-- start SUPPLIED INFORMATION --

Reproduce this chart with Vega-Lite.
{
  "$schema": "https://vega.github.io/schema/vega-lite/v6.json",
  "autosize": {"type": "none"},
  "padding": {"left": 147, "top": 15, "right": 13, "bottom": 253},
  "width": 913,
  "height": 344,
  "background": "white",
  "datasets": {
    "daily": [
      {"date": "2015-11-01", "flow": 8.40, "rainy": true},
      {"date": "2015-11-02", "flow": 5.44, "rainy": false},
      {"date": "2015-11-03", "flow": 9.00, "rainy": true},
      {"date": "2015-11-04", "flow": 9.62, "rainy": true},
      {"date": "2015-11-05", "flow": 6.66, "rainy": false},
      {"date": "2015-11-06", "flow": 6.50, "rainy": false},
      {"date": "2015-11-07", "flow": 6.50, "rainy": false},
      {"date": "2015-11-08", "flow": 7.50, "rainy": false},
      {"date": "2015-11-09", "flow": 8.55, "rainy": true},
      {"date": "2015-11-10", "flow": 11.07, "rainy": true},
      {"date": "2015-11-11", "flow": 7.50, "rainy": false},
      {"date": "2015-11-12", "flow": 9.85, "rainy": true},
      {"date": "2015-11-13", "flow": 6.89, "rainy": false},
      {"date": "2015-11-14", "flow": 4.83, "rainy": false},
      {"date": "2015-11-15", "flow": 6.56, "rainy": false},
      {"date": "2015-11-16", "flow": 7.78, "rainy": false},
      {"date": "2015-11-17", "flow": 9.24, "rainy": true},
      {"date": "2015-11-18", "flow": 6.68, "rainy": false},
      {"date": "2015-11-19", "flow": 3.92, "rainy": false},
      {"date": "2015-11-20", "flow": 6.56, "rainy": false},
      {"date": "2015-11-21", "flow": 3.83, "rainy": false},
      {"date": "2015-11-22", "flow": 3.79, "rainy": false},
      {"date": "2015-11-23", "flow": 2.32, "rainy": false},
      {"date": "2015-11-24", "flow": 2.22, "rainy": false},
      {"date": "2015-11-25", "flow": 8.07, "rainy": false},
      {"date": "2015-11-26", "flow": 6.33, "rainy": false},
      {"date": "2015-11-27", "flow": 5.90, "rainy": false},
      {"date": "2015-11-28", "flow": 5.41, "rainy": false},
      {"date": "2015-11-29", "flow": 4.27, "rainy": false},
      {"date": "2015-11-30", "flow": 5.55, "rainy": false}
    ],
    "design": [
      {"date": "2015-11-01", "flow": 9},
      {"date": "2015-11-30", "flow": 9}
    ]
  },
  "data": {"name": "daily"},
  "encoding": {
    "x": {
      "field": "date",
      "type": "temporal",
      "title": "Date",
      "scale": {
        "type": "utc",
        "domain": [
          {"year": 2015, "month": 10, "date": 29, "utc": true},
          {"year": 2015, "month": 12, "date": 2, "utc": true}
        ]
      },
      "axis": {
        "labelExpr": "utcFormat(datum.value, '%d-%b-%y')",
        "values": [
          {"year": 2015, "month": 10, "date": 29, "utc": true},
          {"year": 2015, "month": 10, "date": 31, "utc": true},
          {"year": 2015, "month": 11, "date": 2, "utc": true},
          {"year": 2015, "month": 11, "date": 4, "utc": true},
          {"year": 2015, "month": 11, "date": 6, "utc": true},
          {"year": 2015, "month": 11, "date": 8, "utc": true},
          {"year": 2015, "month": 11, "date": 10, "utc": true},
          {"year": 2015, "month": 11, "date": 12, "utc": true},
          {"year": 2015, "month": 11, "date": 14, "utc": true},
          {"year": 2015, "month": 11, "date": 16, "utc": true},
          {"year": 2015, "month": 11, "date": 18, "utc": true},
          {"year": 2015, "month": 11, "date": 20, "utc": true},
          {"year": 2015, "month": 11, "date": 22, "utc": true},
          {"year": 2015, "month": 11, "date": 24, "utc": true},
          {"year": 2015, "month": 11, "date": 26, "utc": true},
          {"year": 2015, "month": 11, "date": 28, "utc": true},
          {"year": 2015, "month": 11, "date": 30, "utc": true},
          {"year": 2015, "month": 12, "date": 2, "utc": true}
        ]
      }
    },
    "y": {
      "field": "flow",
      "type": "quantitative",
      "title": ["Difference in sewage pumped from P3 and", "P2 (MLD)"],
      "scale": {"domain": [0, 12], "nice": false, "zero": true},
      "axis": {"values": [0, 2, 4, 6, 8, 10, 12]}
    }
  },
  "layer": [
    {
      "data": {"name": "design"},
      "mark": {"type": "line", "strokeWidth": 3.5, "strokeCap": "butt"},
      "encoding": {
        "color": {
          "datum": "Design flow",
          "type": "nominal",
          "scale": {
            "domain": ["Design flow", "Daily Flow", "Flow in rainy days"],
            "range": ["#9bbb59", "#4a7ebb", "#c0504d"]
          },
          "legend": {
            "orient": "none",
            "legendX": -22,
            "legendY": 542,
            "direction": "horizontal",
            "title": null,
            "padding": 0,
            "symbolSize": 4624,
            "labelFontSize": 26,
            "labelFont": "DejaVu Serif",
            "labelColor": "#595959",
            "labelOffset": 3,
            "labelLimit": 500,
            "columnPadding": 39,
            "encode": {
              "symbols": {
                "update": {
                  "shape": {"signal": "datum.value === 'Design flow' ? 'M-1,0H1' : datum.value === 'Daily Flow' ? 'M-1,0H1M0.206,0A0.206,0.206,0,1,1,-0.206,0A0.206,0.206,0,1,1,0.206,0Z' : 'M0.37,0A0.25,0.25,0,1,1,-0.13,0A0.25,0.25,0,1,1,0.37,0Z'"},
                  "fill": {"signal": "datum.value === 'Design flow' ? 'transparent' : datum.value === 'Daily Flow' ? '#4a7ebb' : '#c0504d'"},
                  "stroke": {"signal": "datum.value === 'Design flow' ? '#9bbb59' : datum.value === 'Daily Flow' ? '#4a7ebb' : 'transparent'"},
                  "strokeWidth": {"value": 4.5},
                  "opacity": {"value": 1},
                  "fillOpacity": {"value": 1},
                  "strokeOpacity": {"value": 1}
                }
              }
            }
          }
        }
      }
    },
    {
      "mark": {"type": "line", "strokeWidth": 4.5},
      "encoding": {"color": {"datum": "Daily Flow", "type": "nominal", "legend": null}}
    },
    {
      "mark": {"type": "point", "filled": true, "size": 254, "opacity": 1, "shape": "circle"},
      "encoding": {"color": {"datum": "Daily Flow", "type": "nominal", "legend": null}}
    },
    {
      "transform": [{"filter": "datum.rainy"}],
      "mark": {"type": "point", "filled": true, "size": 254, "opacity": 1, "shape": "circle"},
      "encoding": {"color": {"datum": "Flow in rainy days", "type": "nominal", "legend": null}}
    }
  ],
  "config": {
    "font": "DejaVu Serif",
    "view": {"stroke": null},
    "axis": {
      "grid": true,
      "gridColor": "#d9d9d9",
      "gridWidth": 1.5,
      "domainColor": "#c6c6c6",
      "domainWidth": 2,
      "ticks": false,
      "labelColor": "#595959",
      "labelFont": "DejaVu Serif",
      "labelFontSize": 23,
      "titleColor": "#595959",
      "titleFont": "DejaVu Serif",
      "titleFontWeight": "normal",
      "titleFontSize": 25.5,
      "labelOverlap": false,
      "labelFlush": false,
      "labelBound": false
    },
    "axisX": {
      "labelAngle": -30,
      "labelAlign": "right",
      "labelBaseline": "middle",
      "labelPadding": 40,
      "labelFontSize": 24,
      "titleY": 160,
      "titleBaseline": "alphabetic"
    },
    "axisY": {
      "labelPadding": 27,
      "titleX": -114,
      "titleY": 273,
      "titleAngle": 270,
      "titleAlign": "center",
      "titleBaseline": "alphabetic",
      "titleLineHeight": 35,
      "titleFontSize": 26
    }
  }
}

-- end SUPPLIED INFORMATION --

Reproduce all the data word for word.

SOLUTION:
Reproduce this chart with Vega-Lite.
{
  "$schema": "https://vega.github.io/schema/vega-lite/v6.json",
  "autosize": {"type": "none"},
  "padding": {"left": 147, "top": 15, "right": 13, "bottom": 253},
  "width": 913,
  "height": 344,
  "background": "white",
  "datasets": {
    "daily": [
      {"date": "2015-11-01", "flow": 8.40, "rainy": true},
      {"date": "2015-11-02", "flow": 5.44, "rainy": false},
      {"date": "2015-11-03", "flow": 9.00, "rainy": true},
      {"date": "2015-11-04", "flow": 9.62, "rainy": true},
      {"date": "2015-11-05", "flow": 6.66, "rainy": false},
      {"date": "2015-11-06", "flow": 6.50, "rainy": false},
      {"date": "2015-11-07", "flow": 6.50, "rainy": false},
      {"date": "2015-11-08", "flow": 7.50, "rainy": false},
      {"date": "2015-11-09", "flow": 8.55, "rainy": true},
      {"date": "2015-11-10", "flow": 11.07, "rainy": true},
      {"date": "2015-11-11", "flow": 7.50, "rainy": false},
      {"date": "2015-11-12", "flow": 9.85, "rainy": true},
      {"date": "2015-11-13", "flow": 6.89, "rainy": false},
      {"date": "2015-11-14", "flow": 4.83, "rainy": false},
      {"date": "2015-11-15", "flow": 6.56, "rainy": false},
      {"date": "2015-11-16", "flow": 7.78, "rainy": false},
      {"date": "2015-11-17", "flow": 9.24, "rainy": true},
      {"date": "2015-11-18", "flow": 6.68, "rainy": false},
      {"date": "2015-11-19", "flow": 3.92, "rainy": false},
      {"date": "2015-11-20", "flow": 6.56, "rainy": false},
      {"date": "2015-11-21", "flow": 3.83, "rainy": false},
      {"date": "2015-11-22", "flow": 3.79, "rainy": false},
      {"date": "2015-11-23", "flow": 2.32, "rainy": false},
      {"date": "2015-11-24", "flow": 2.22, "rainy": false},
      {"date": "2015-11-25", "flow": 8.07, "rainy": false},
      {"date": "2015-11-26", "flow": 6.33, "rainy": false},
      {"date": "2015-11-27", "flow": 5.90, "rainy": false},
      {"date": "2015-11-28", "flow": 5.41, "rainy": false},
      {"date": "2015-11-29", "flow": 4.27, "rainy": false},
      {"date": "2015-11-30", "flow": 5.55, "rainy": false}
    ],
    "design": [
      {"date": "2015-11-01", "flow": 9},
      {"date": "2015-11-30", "flow": 9}
    ]
  },
  "data": {"name": "daily"},
  "encoding": {
    "x": {
      "field": "date",
      "type": "temporal",
      "title": "Date",
      "scale": {
        "type": "utc",
        "domain": [
          {"year": 2015, "month": 10, "date": 29, "utc": true},
          {"year": 2015, "month": 12, "date": 2, "utc": true}
        ]
      },
      "axis": {
        "labelExpr": "utcFormat(datum.value, '%d-%b-%y')",
        "values": [
          {"year": 2015, "month": 10, "date": 29, "utc": true},
          {"year": 2015, "month": 10, "date": 31, "utc": true},
          {"year": 2015, "month": 11, "date": 2, "utc": true},
          {"year": 2015, "month": 11, "date": 4, "utc": true},
          {"year": 2015, "month": 11, "date": 6, "utc": true},
          {"year": 2015, "month": 11, "date": 8, "utc": true},
          {"year": 2015, "month": 11, "date": 10, "utc": true},
          {"year": 2015, "month": 11, "date": 12, "utc": true},
          {"year": 2015, "month": 11, "date": 14, "utc": true},
          {"year": 2015, "month": 11, "date": 16, "utc": true},
          {"year": 2015, "month": 11, "date": 18, "utc": true},
          {"year": 2015, "month": 11, "date": 20, "utc": true},
          {"year": 2015, "month": 11, "date": 22, "utc": true},
          {"year": 2015, "month": 11, "date": 24, "utc": true},
          {"year": 2015, "month": 11, "date": 26, "utc": true},
          {"year": 2015, "month": 11, "date": 28, "utc": true},
          {"year": 2015, "month": 11, "date": 30, "utc": true},
          {"year": 2015, "month": 12, "date": 2, "utc": true}
        ]
      }
    },
    "y": {
      "field": "flow",
      "type": "quantitative",
      "title": ["Difference in sewage pumped from P3 and", "P2 (MLD)"],
      "scale": {"domain": [0, 12], "nice": false, "zero": true},
      "axis": {"values": [0, 2, 4, 6, 8, 10, 12]}
    }
  },
  "layer": [
    {
      "data": {"name": "design"},
      "mark": {"type": "line", "strokeWidth": 3.5, "strokeCap": "butt"},
      "encoding": {
        "color": {
          "datum": "Design flow",
          "type": "nominal",
          "scale": {
            "domain": ["Design flow", "Daily Flow", "Flow in rainy days"],
            "range": ["#9bbb59", "#4a7ebb", "#c0504d"]
          },
          "legend": {
            "orient": "none",
            "legendX": -22,
            "legendY": 542,
            "direction": "horizontal",
            "title": null,
            "padding": 0,
            "symbolSize": 4624,
            "labelFontSize": 26,
            "labelFont": "DejaVu Serif",
            "labelColor": "#595959",
            "labelOffset": 3,
            "labelLimit": 500,
            "columnPadding": 39,
            "encode": {
              "symbols": {
                "update": {
                  "shape": {"signal": "datum.value === 'Design flow' ? 'M-1,0H1' : datum.value === 'Daily Flow' ? 'M-1,0H1M0.206,0A0.206,0.206,0,1,1,-0.206,0A0.206,0.206,0,1,1,0.206,0Z' : 'M0.37,0A0.25,0.25,0,1,1,-0.13,0A0.25,0.25,0,1,1,0.37,0Z'"},
                  "fill": {"signal": "datum.value === 'Design flow' ? 'transparent' : datum.value === 'Daily Flow' ? '#4a7ebb' : '#c0504d'"},
                  "stroke": {"signal": "datum.value === 'Design flow' ? '#9bbb59' : datum.value === 'Daily Flow' ? '#4a7ebb' : 'transparent'"},
                  "strokeWidth": {"value": 4.5},
                  "opacity": {"value": 1},
                  "fillOpacity": {"value": 1},
                  "strokeOpacity": {"value": 1}
                }
              }
            }
          }
        }
      }
    },
    {
      "mark": {"type": "line", "strokeWidth": 4.5},
      "encoding": {"color": {"datum": "Daily Flow", "type": "nominal", "legend": null}}
    },
    {
      "mark": {"type": "point", "filled": true, "size": 254, "opacity": 1, "shape": "circle"},
      "encoding": {"color": {"datum": "Daily Flow", "type": "nominal", "legend": null}}
    },
    {
      "transform": [{"filter": "datum.rainy"}],
      "mark": {"type": "point", "filled": true, "size": 254, "opacity": 1, "shape": "circle"},
      "encoding": {"color": {"datum": "Flow in rainy days", "type": "nominal", "legend": null}}
    }
  ],
  "config": {
    "font": "DejaVu Serif",
    "view": {"stroke": null},
    "axis": {
      "grid": true,
      "gridColor": "#d9d9d9",
      "gridWidth": 1.5,
      "domainColor": "#c6c6c6",
      "domainWidth": 2,
      "ticks": false,
      "labelColor": "#595959",
      "labelFont": "DejaVu Serif",
      "labelFontSize": 23,
      "titleColor": "#595959",
      "titleFont": "DejaVu Serif",
      "titleFontWeight": "normal",
      "titleFontSize": 25.5,
      "labelOverlap": false,
      "labelFlush": false,
      "labelBound": false
    },
    "axisX": {
      "labelAngle": -30,
      "labelAlign": "right",
      "labelBaseline": "middle",
      "labelPadding": 40,
      "labelFontSize": 24,
      "titleY": 160,
      "titleBaseline": "alphabetic"
    },
    "axisY": {
      "labelPadding": 27,
      "titleX": -114,
      "titleY": 273,
      "titleAngle": 270,
      "titleAlign": "center",
      "titleBaseline": "alphabetic",
      "titleLineHeight": 35,
      "titleFontSize": 26
    }
  }
}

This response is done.